Het maatwerk zie je ook terug in de begeleiding en dagbesteding. Die is vaker op individuele basis en afgestemd op de behoefte van de persoon in plaats van op de (woon)groep zoals vaak in het verpleeghuis het geval is.

Deze vorm roept vragen op

Maar kan dat wel efficiënt? En wie gaat die zorg leveren? Die vragen dringen zich natuurlijk direct op bij het lezen van zoveel extra aandacht en tijd. Barbara: ‘We hebben gezien dat organisaties VPT in de wijk voor elkaar krijgen. Er worden keuzes gemaakt, maar het kan.’
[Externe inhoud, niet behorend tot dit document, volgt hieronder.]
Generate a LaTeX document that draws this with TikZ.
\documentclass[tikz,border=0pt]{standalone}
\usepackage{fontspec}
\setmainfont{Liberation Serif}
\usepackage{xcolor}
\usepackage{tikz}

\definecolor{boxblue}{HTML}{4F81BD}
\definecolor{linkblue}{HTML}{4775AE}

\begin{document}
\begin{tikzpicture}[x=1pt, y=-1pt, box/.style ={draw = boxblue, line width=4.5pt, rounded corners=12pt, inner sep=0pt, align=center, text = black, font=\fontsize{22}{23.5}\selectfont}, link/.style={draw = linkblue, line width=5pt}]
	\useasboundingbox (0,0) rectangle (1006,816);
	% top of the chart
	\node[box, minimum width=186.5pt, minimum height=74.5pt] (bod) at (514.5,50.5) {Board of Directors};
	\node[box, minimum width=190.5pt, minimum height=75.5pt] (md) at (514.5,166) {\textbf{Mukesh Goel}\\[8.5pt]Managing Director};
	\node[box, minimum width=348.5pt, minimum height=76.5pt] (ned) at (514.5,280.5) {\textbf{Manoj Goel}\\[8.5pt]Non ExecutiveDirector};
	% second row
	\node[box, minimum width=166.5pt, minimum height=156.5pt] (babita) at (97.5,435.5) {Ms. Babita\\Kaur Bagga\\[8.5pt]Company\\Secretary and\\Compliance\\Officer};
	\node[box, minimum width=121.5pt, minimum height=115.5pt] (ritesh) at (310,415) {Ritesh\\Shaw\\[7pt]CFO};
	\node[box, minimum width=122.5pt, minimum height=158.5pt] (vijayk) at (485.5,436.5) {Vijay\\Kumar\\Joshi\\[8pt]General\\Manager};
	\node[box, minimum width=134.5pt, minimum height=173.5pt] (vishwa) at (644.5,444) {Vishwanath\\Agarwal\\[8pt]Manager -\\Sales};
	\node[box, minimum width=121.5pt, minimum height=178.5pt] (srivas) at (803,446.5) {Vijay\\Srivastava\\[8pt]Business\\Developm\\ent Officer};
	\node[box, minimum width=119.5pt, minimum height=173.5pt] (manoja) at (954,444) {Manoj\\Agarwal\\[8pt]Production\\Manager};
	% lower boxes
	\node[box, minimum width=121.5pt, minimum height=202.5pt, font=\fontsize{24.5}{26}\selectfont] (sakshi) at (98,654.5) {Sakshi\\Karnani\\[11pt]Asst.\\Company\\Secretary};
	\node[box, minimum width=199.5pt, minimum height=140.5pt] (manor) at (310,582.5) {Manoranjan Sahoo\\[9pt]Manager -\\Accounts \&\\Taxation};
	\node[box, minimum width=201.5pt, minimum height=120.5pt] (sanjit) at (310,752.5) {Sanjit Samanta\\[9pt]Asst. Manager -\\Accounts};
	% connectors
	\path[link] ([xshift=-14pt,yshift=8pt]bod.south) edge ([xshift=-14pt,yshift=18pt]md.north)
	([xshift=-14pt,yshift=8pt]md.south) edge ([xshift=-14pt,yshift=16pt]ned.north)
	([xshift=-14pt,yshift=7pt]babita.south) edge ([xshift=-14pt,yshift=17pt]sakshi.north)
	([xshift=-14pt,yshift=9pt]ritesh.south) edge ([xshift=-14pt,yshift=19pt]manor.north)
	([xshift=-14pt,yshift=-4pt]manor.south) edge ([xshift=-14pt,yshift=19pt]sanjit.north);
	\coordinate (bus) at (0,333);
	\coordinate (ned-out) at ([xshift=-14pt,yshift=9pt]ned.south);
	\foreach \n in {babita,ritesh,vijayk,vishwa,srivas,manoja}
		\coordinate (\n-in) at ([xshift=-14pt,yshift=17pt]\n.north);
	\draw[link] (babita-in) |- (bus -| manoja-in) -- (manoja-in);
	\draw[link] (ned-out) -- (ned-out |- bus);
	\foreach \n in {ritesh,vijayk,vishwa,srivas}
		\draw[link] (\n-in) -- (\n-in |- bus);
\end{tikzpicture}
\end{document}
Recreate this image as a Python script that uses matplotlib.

Kennis gedeeld tijdens masterclasses

Vilans heeft vijf series masterclasses georganiseerd voor geïnteresseerde zorgorganisaties. Twee masterclasses in opdracht van Zilveren Kruis; één van De Friesland; één van Menzis en één van regio Eemland (een samenwerkingsverband van zorgorganisaties).

Barbara de Groen, adviseur Vilans: ‘De belangstelling was heel groot. Met zo’n 100 zorgorganisaties hebben we de opgehaalde kennis over VPT in de wijk gedeeld. Hiermee hebben we organisaties handvatten geboden om VPT in de praktijk te organiseren. Bij elke bijeenkomst van de masterclass was een koploperorganisatie aanwezig om vanuit de praktijk het verhaal te vertellen. Dat was van grote waarde.’

Succesfactoren

Hoe je VPT in de wijk ook organiseert, je hebt altijd te maken met een aantal succesfactoren die voor iedere organisatie hetzelfde is. Een drietal voorbeelden:

  1. Het bestuur moet 100% achter het besluit staan om VPT in de wijk te laten slagen. Het is namelijk een wezenlijke verandering in de organisatie en cultuur. VPT in de wijk gaat over een andere aanpak en insteek; je doet het er niet even bij. Het vraagt een heldere visie, die je zowel binnen je organisatie als daarbuiten goed kunt uitdragen. En het vraagt lef en ondernemersgeest.
  2. Voor VPT in de wijk heb je een ander type medewerker nodig dan dat in het verpleeghuis of in de thuiszorg werkt. Je werkt zelfstandig in de wijk, maar je kunt meer tijd besteden aan welzijn. Daar heb je niet per definitie hoog gekwalificeerde beroepskrachten voor nodig. De nadruk binnen het VPT-team ligt op functieniveau 2. Niveau 3 en 4 zijn wel aanwezig in dat team, maar minder in aantal.
  3. De inzet van technologische hulpmiddelen zoals alarmering, gps-tracking en leefstijlmonitoring draagt bij aan het verantwoord vormgeven van het (vanuit de Wlz  vereiste) permanent toezicht. Dat vraagt om een goede opvolging en integratie in het zorgproces.

Dit artikel is een eerste stap om kennis te delen over wat je kunt doen om met VPT in de wijk aan de slag te gaan. Deze kennis vullen we gaandeweg aan.